Thursday, October 12, 2006

How I make a living

The best thing about my job is the fieldwork. I just had an extremely satisfying visit to one of my community tourism projects in Namau/Namave village, 100kms by road (you have to go right around Pemba bay, which is the third-largest in the world), maybe 20km as the crow flies, from Pemba, inside the Quirimbas National Park (QNP). Namave is a little village of fishermen and farmers, pretty much typical of the area. It is situated on a large river-mouth, lined by mangrove trees. Nearby are beaches where marine turtles nest. 5km outside the village is an old sisal plantation, owned by Meco, whose grandfather worked there in the colonial era. Meco is an ex-hunter and livestock farmer who is rehabilitating the owner’s house for tourists, has discussed offering various excursions and activities with the villagers, and then approached the QNP about supporting his initiative. Which is where I come in.

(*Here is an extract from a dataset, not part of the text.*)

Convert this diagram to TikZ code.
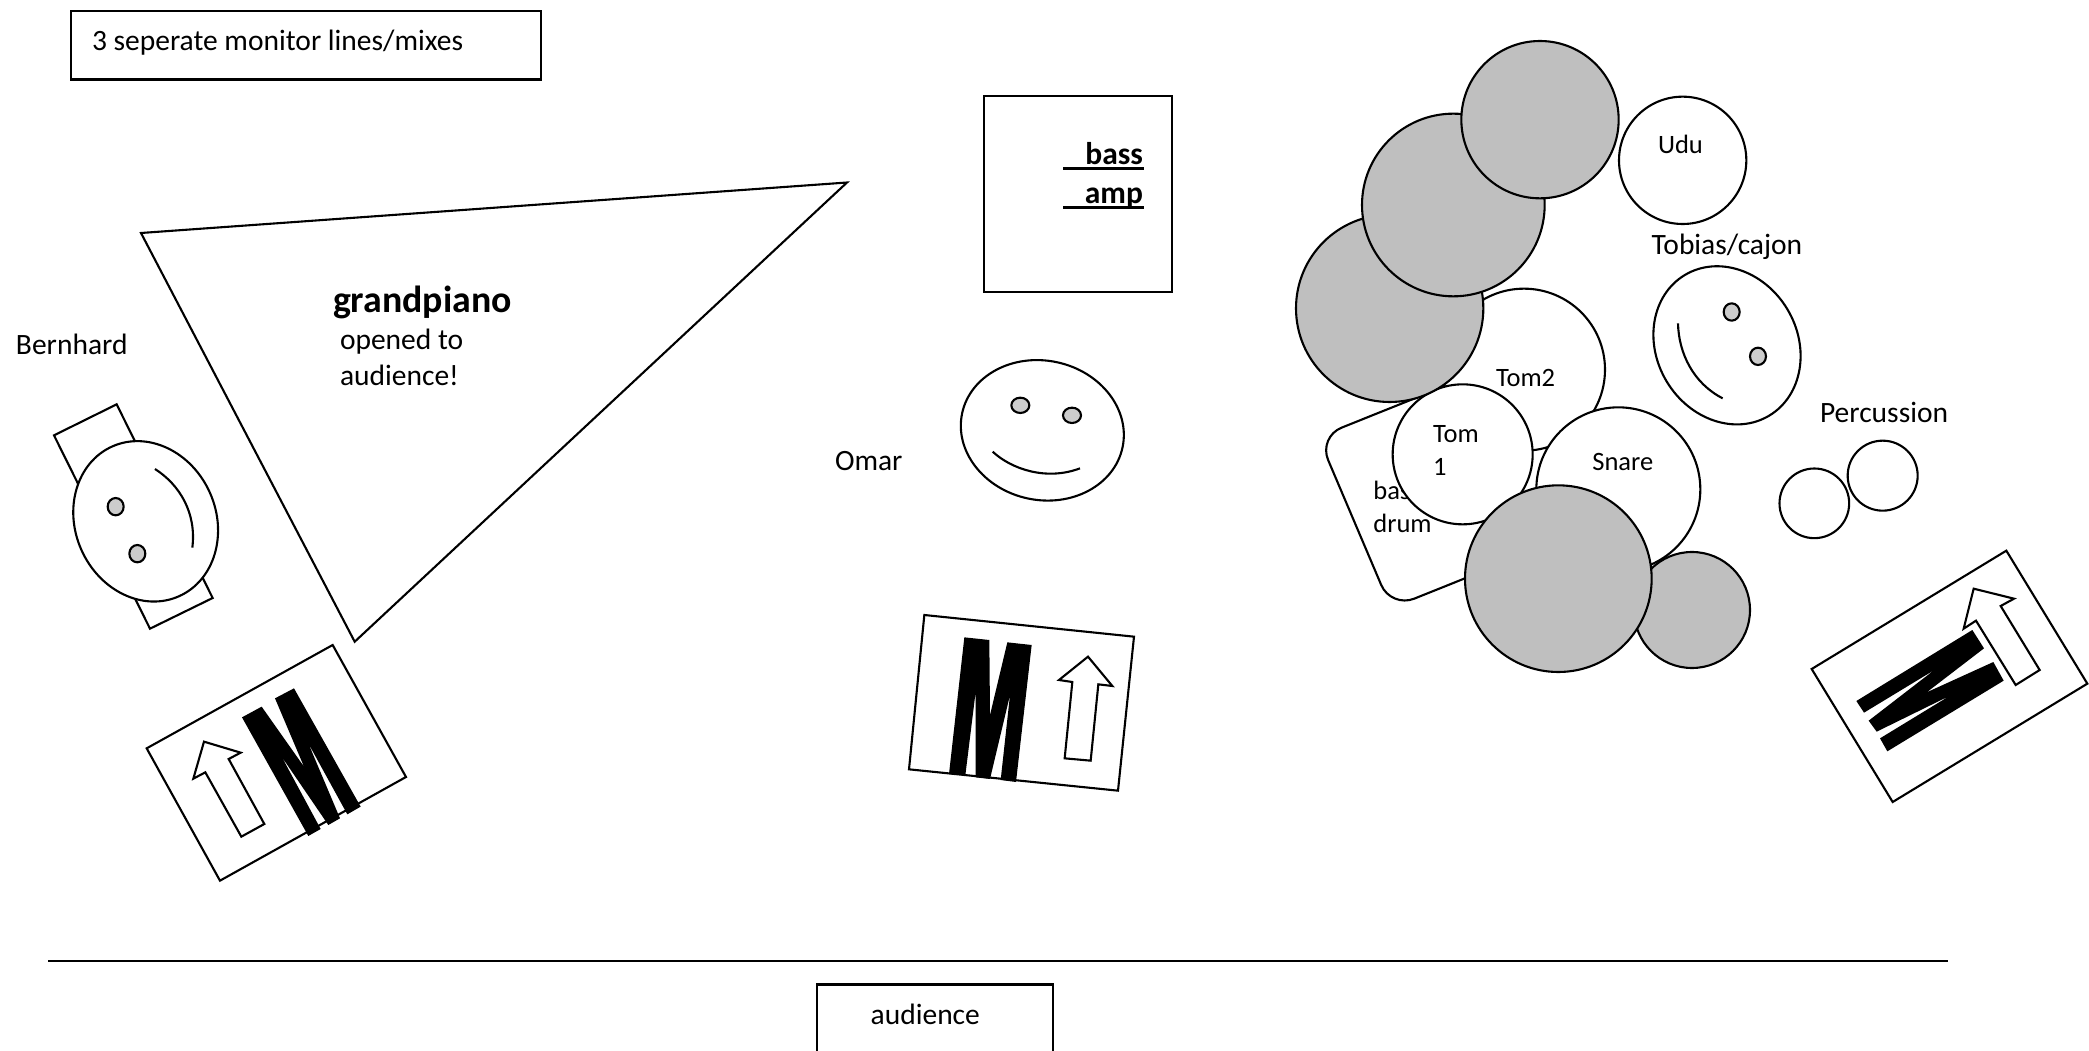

My job is to set up and promote 8 community tourism projects in different parts of the park over three years (if they renew my one-year contract in December. I think they will, at least I haven’t seen the position advertised yet!). This year I have to have two up and running. One is a homestay project on Ibo island (more on this next week after I visit it), the other is Namave.

Namave has lots going for it – a great setting, a tourism initiative already on the go, proximity to Pemba, a community already interested, a contact person – Meco – who is very capable, speaks English and is very enthusiastic, and cell phone reception. This last element is extremely helpful for making bookings and warning the community that tourists are coming. So far so good. Of course, the village has never, ever received tourists. ( I lie, I took a friend with me last time, she was the first.) They have no experience of running activities. They speak no English and many speak no Portuguese (especially the women). They expect a lot (a school, a hospital, a well) and think the QNP will provide these things. They are very poor, and have never handled a community fund, which will be created by the project. They are also friendly, welcoming, and keen, if a little sceptical. They’ve been promised things before, they have yet to see anything happen. My challenge is to get this project organised, get them committed and involved, but also manage their expectations, as they will hardly be making a fortune to start with. I have to help them set up a community body that will receive and manage community funds, in a transparent and accountable way. I have to consider social impacts, environmental impacts, economic impacts, exclusion, inclusion, confusion. Here’s the crunch – I have never done this before. I really hope I can do it. The head of WWF in Mozambique – to whom I am contracted – really put me at ease with this email some months back: “Community tourism in the QNP has to be our biggest success story ever. And soon.” No pressure then.

1 Comments:

At 9:16 pm, Anonymous Anonymous said...

what an unbelievable job. enviro-developmental guru and super-mum buggy pusher. you make us paper pushers feel like there might be light outside the tunnel-visioned world of the office... keep us posted.
(on a more technical note, would be interesting to gauge impact on community social capital of the tourism project. masses of social impact analysis literature in DFID - let me know if you would like to be buried in paper.)